(Listed entries)
▽
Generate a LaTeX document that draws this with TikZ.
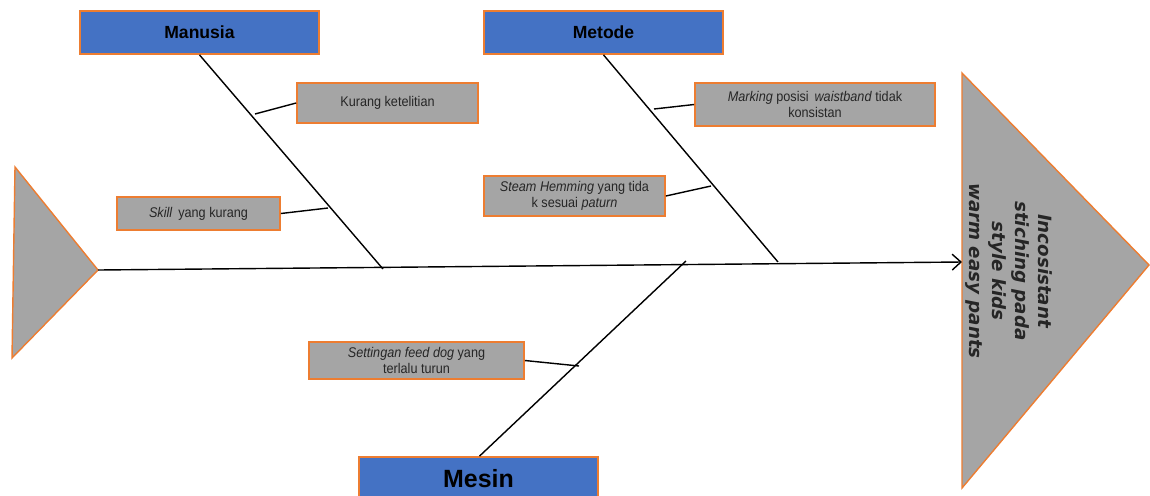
\documentclass[tikz,border=0pt]{standalone}
\usepackage{fontspec}
\setmainfont{Liberation Sans}
\newfontfamily\narrowsans[FakeStretch=0.9]{Liberation Sans}
\newfontfamily\dejavu{DejaVu Sans}
\usetikzlibrary{arrows.meta}
\definecolor{obord}{HTML}{ED7D31}
\definecolor{gfill}{HTML}{A5A5A5}
\definecolor{bfill}{HTML}{4472C4}
\definecolor{dtext}{HTML}{262626}
\begin{document}
\begin{tikzpicture}[x=0.02cm,y=-0.02cm,
  catbox/.style={draw=obord,fill=bfill,line width=1pt,inner sep=0pt,font=\fontsize{10}{12}\selectfont\bfseries},
  causebox/.style={draw=obord,fill=gfill,line width=1pt,inner sep=0pt,align=center,text=dtext,font=\narrowsans\fontsize{8}{9.4}\selectfont},
  bone/.style={line width=0.8pt,black},
  tri/.style={draw=obord,fill=gfill,line width=0.8pt}]
\useasboundingbox (0,0) rectangle (1150,495);
\clip (0,0) rectangle (1150,495);
% heads
\fill[tri] (15,167) -- (98,270) -- (12,358) -- cycle;
\fill[tri] (962,73) -- (1149,265) -- (962,488) -- cycle;
\node[rotate=-90,align=center,font=\dejavu\fontsize{10.4}{13}\selectfont\bfseries\itshape,text=dtext] (effect) at (1009,271) {Incosistant\\stiching pada\\style kids\\warm easy pants};
\coordinate (tail) at (98,270);
\coordinate (head) at (962,262);
% category boxes
\node[catbox,minimum width=4.78cm,minimum height=0.86cm] (manusia) at (199.5,32.5) {Manusia};
\node[catbox,minimum width=4.78cm,minimum height=0.86cm] (metode) at (603.5,32.5) {Metode};
\node[catbox,minimum width=4.78cm,minimum height=0.86cm,font=\fontsize{14.2}{16}\selectfont\bfseries] (mesin) at (478.5,478.5) {Mesin};
% cause boxes
\node[causebox,minimum width=3.62cm,minimum height=0.8cm] (kurang) at (387.5,103) {Kurang ketelitian};
\node[causebox,minimum width=3.26cm,minimum height=0.66cm] (skill) at (198.5,213.5) {\textit{Skill}\, yang kurang};
\node[causebox,minimum width=4.8cm,minimum height=0.86cm] (marking) at (815,104.5) {\textit{Marking} posisi\, \textit{waistband} tidak\\konsistan};
\node[causebox,minimum width=3.62cm,minimum height=0.8cm] (steam) at (574.5,196) {\textit{Steam Hemming} yang tida\\k sesuai \textit{paturn}};
\node[causebox,minimum width=4.3cm,minimum height=0.74cm] (setting) at (416.5,360.5) {\textit{Settingan feed dog} yang\\terlalu turun};
% spine
\draw[bone,-{Straight Barb[length=5pt,width=9pt]}] (tail) -- (head);
% bones
\coordinate (mend) at (383,269);
\coordinate (tend) at (778,262);
\coordinate (send) at (686,261);
\draw[bone] (manusia.south) -- (mend);
\draw[bone] (metode.south) -- (tend);
\draw[bone] (mesin.north) ++(1,0) -- (send);
% sub bones
\coordinate (k1) at (255,114);
\coordinate (s1) at (328,208);
\coordinate (m1) at (654,109);
\coordinate (h1) at (711,186);
\coordinate (f1) at (579,366);
\draw[bone] (kurang.west) -- (k1);
\draw[bone] (skill.east) -- (s1);
\draw[bone] (marking.west) -- (m1);
\draw[bone] (steam.east) -- (h1);
\draw[bone] (setting.east) -- (f1);
\end{tikzpicture}
\end{document}
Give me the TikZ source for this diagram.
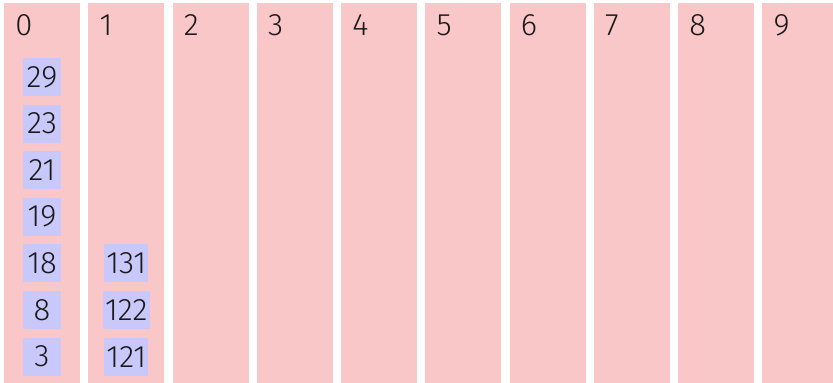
\documentclass[tikz,border=0pt]{standalone}
\usepackage{fontspec}
\setmainfont{Fira Sans}[UprightFont=* Light]
\definecolor{bucketpink}{RGB}{249,199,200}
\definecolor{itemblue}{RGB}{200,200,250}
\begin{document}
\begin{tikzpicture}[
        x=0.5pt,
        y=-0.5pt,
        font=\fontsize{15.5}{18}\selectfont,
        bucket/.style={fill=bucketpink, draw=none},
        bucketlabel/.style={anchor=base west, inner sep=0pt, text=black!90},
        item/.style={fill=itemblue, inner xsep=1pt, inner ysep=0pt,
            minimum width=19pt, minimum height=19pt, text=black!90}
    ]

    \useasboundingbox (0,0) rectangle (833,382);
    \clip (0,0) rectangle (833,382);

    % Buckets
    \fill[bucket] (4,3) rectangle (80,390);
    \fill[bucket] (88.25,3) rectangle (164.25,390);
    \fill[bucket] (172.5,3) rectangle (248.5,390);
    \fill[bucket] (256.75,3) rectangle (332.75,390);
    \fill[bucket] (341,3) rectangle (417,390);
    \fill[bucket] (425.25,3) rectangle (501.25,390);
    \fill[bucket] (509.5,3) rectangle (585.5,390);
    \fill[bucket] (593.75,3) rectangle (669.75,390);
    \fill[bucket] (678,3) rectangle (754,390);
    \fill[bucket] (762.25,3) rectangle (838.25,390);

    % Bucket labels
    \node[bucketlabel] (l0) at (15,35.5) {0};
    \node[bucketlabel] (l1) at (99.25,35.5) {1};
    \node[bucketlabel] (l2) at (183.5,35.5) {2};
    \node[bucketlabel] (l3) at (267.75,35.5) {3};
    \node[bucketlabel] (l4) at (352,35.5) {4};
    \node[bucketlabel] (l5) at (436.25,35.5) {5};
    \node[bucketlabel] (l6) at (520.5,35.5) {6};
    \node[bucketlabel] (l7) at (604.75,35.5) {7};
    \node[bucketlabel] (l8) at (689,35.5) {8};
    \node[bucketlabel] (l9) at (773.25,35.5) {9};

    % Bucket 0
    \node[item] (b0-29) at (42,77) {29};
    \node[item] (b0-23) at (42,123.6) {23};
    \node[item] (b0-21) at (42,170.2) {21};
    \node[item] (b0-19) at (42,216.8) {19};
    \node[item] (b0-18) at (42,263.4) {18};
    \node[item] (b0-8) at (42,310) {8};
    \node[item] (b0-3) at (42,356.6) {3};

    % Bucket 1
    \node[item] (b1-131) at (126.25,263.4) {131};
    \node[item] (b1-122) at (126.25,310) {122};
    \node[item] (b1-121) at (126.25,356.6) {121};

\end{tikzpicture}
\end{document}
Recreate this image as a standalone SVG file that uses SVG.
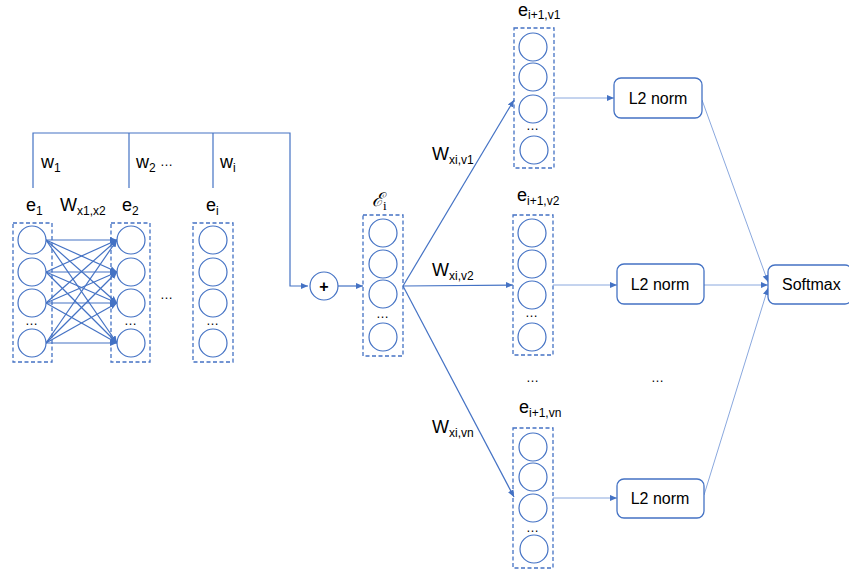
<svg xmlns="http://www.w3.org/2000/svg" width="849" height="576" viewBox="0 0 849 576">
<defs>
<marker id="ah" markerWidth="8" markerHeight="8" refX="7" refY="4" orient="auto" markerUnits="userSpaceOnUse">
<path d="M0,1 L7,4 L0,7 Z" fill="#4472C4"/>
</marker>
<marker id="ahl" markerWidth="8" markerHeight="8" refX="7" refY="4" orient="auto" markerUnits="userSpaceOnUse">
<path d="M0,1 L7,4 L0,7 Z" fill="#4472C4"/>
</marker>
<style>
.box{fill:none;stroke:#4472C4;stroke-width:1.3;stroke-dasharray:4 2.5}
.n{fill:#fff;stroke:#4472C4;stroke-width:1.2}
.ln{fill:none;stroke:#4472C4;stroke-width:1.2}
.lt{fill:none;stroke:#8AA8DE;stroke-width:1}
.rb{fill:#fff;stroke:#4472C4;stroke-width:1.3}
text{font-family:"Liberation Sans",Arial,sans-serif;fill:#000}
.lab{font-size:18px}
.sub{font-size:12px}
.dots{font-size:13px}
.bt{font-size:16px}
</style>
</defs>
<rect width="849" height="576" fill="#fff"/>

<g id="connectors">
<polyline class="ln" points="33,188 33,133 290,133 290,286 308,286" marker-end="url(#ah)"/>
<line class="ln" x1="129" y1="133" x2="129" y2="188"/>
<line class="ln" x1="213" y1="133" x2="213" y2="188"/>
<g class="ln" marker-end="url(#ah)">
<line x1="46" y1="240" x2="117" y2="240"/>
<line x1="46" y1="240" x2="117" y2="272"/>
<line x1="46" y1="240" x2="117" y2="303"/>
<line x1="46" y1="240" x2="117" y2="343"/>
<line x1="46" y1="272" x2="117" y2="240"/>
<line x1="46" y1="272" x2="117" y2="272"/>
<line x1="46" y1="272" x2="117" y2="303"/>
<line x1="46" y1="272" x2="117" y2="343"/>
<line x1="46" y1="303" x2="117" y2="240"/>
<line x1="46" y1="303" x2="117" y2="272"/>
<line x1="46" y1="303" x2="117" y2="303"/>
<line x1="46" y1="303" x2="117" y2="343"/>
<line x1="46" y1="343" x2="117" y2="240"/>
<line x1="46" y1="343" x2="117" y2="272"/>
<line x1="46" y1="343" x2="117" y2="303"/>
<line x1="46" y1="343" x2="117" y2="343"/>
</g>
<line class="ln" x1="338" y1="286" x2="363" y2="286" marker-end="url(#ah)"/>
<line class="ln" x1="403" y1="286" x2="514" y2="100" marker-end="url(#ah)"/>
<line class="ln" x1="403" y1="286" x2="513" y2="285" marker-end="url(#ah)"/>
<line class="ln" x1="403" y1="286" x2="514" y2="497" marker-end="url(#ah)"/>
<line class="lt" x1="554" y1="98" x2="614" y2="98" marker-end="url(#ahl)"/>
<line class="lt" x1="553" y1="285" x2="617" y2="285" marker-end="url(#ahl)"/>
<line class="lt" x1="553" y1="498" x2="617" y2="498" marker-end="url(#ahl)"/>
<line class="lt" x1="702" y1="100" x2="768" y2="282" marker-end="url(#ahl)"/>
<line class="lt" x1="704" y1="285" x2="768" y2="285" marker-end="url(#ahl)"/>
<line class="lt" x1="704" y1="495" x2="768" y2="288" marker-end="url(#ahl)"/>
</g>

<g id="weights">
<text class="lab" x="41" y="168">w<tspan class="sub" dy="4">1</tspan></text>
<text class="lab" x="136" y="168">w<tspan class="sub" dy="4">2</tspan></text>
<text class="dots" x="160" y="166">…</text>
<text class="lab" x="220" y="168">w<tspan class="sub" dy="4">i</tspan></text>
<text class="lab" x="60" y="211">W<tspan class="sub" dy="4">x1,x2</tspan></text>
</g>

<g id="e1">
<text class="lab" x="26" y="211">e<tspan class="sub" dy="4">1</tspan></text>
<rect class="box" x="13" y="223" width="39" height="139"/>
<circle class="n" cx="32" cy="240" r="14"/>
<circle class="n" cx="32" cy="272" r="14"/>
<circle class="n" cx="32" cy="303" r="14"/>
<text class="dots" x="25" y="325">…</text>
<circle class="n" cx="32" cy="343" r="14"/>
</g>

<g id="e2">
<text class="lab" x="122" y="211">e<tspan class="sub" dy="4">2</tspan></text>
<rect class="box" x="111" y="223" width="39" height="139"/>
<circle class="n" cx="131" cy="240" r="14"/>
<circle class="n" cx="131" cy="272" r="14"/>
<circle class="n" cx="131" cy="303" r="14"/>
<text class="dots" x="124" y="325">…</text>
<circle class="n" cx="131" cy="343" r="14"/>
</g>

<text id="dots-mid" class="dots" x="160" y="299">…</text>

<g id="ei">
<text class="lab" x="206" y="211">e<tspan class="sub" dy="4">i</tspan></text>
<rect class="box" x="193" y="223" width="40" height="139"/>
<circle class="n" cx="213" cy="240" r="14"/>
<circle class="n" cx="213" cy="272" r="14"/>
<circle class="n" cx="213" cy="303" r="14"/>
<text class="dots" x="206" y="325">…</text>
<circle class="n" cx="213" cy="343" r="14"/>
</g>

<g id="plus">
<circle class="n" cx="324" cy="286" r="14"/>
<text x="324" y="291.5" text-anchor="middle" font-size="16" font-weight="bold">+</text>
</g>

<g id="Ei">
<text x="372" y="206" font-size="19" font-style="italic" style="font-family:'DejaVu Serif',serif">ℰ<tspan style="font-family:'Liberation Serif',serif;font-style:normal" font-size="13" dy="4">i</tspan></text>
<rect class="box" x="363" y="215" width="40" height="141"/>
<circle class="n" cx="383" cy="233" r="14"/>
<circle class="n" cx="383" cy="264" r="14"/>
<circle class="n" cx="383" cy="294" r="14"/>
<text class="dots" x="376" y="318">…</text>
<circle class="n" cx="383" cy="337" r="14"/>
</g>

<g id="wlabels">
<text class="lab" x="432" y="160">W<tspan class="sub" dy="4">xi,v1</tspan></text>
<text class="lab" x="432" y="276">W<tspan class="sub" dy="4">xi,v2</tspan></text>
<text class="lab" x="432" y="433">W<tspan class="sub" dy="4">xi,vn</tspan></text>
</g>

<g id="ev1">
<text class="lab" x="518" y="16">e<tspan class="sub" dy="3">i+1,v1</tspan></text>
<rect class="box" x="514" y="28" width="40" height="140"/>
<circle class="n" cx="533" cy="47" r="14"/>
<circle class="n" cx="533" cy="77" r="14"/>
<circle class="n" cx="533" cy="109" r="14"/>
<text class="dots" x="526" y="130">…</text>
<circle class="n" cx="534" cy="150" r="14"/>
</g>

<g id="ev2">
<text class="lab" x="517" y="201">e<tspan class="sub" dy="4">i+1,v2</tspan></text>
<rect class="box" x="513" y="215" width="40" height="140"/>
<circle class="n" cx="532" cy="233" r="14"/>
<circle class="n" cx="532" cy="264" r="14"/>
<circle class="n" cx="532" cy="295" r="14"/>
<text class="dots" x="525" y="317">…</text>
<circle class="n" cx="532" cy="337" r="14"/>
</g>

<text id="dots-col" class="dots" x="526" y="382">…</text>
<text id="dots-norm" class="dots" x="651" y="382">…</text>

<g id="evn">
<text class="lab" x="519" y="413">e<tspan class="sub" dy="4">i+1,vn</tspan></text>
<rect class="box" x="513" y="428" width="40" height="140"/>
<circle class="n" cx="533" cy="447" r="14"/>
<circle class="n" cx="533" cy="477" r="14"/>
<circle class="n" cx="533" cy="508" r="14"/>
<text class="dots" x="526" y="532">…</text>
<circle class="n" cx="534" cy="549" r="14"/>
</g>

<g id="norm1">
<rect class="rb" x="614" y="78" width="88" height="40" rx="7"/>
<text class="bt" x="658" y="104" text-anchor="middle">L2 norm</text>
</g>
<g id="norm2">
<rect class="rb" x="617" y="264" width="87" height="40" rx="7"/>
<text class="bt" x="660" y="290" text-anchor="middle">L2 norm</text>
</g>
<g id="normn">
<rect class="rb" x="617" y="479" width="87" height="39" rx="7"/>
<text class="bt" x="660" y="504" text-anchor="middle">L2 norm</text>
</g>
<g id="softmax">
<rect class="rb" x="768" y="265" width="84" height="39" rx="7"/>
<text class="bt" x="782" y="290">Softmax</text>
</g>
</svg>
△
(Exercise)
Locate the lines above that hold the word "this". Show every one of them.

(Complete response)
Generate a LaTeX document that draws this with TikZ.
Give me the TikZ source for this diagram.
Recreate this image as a standalone SVG file that uses SVG.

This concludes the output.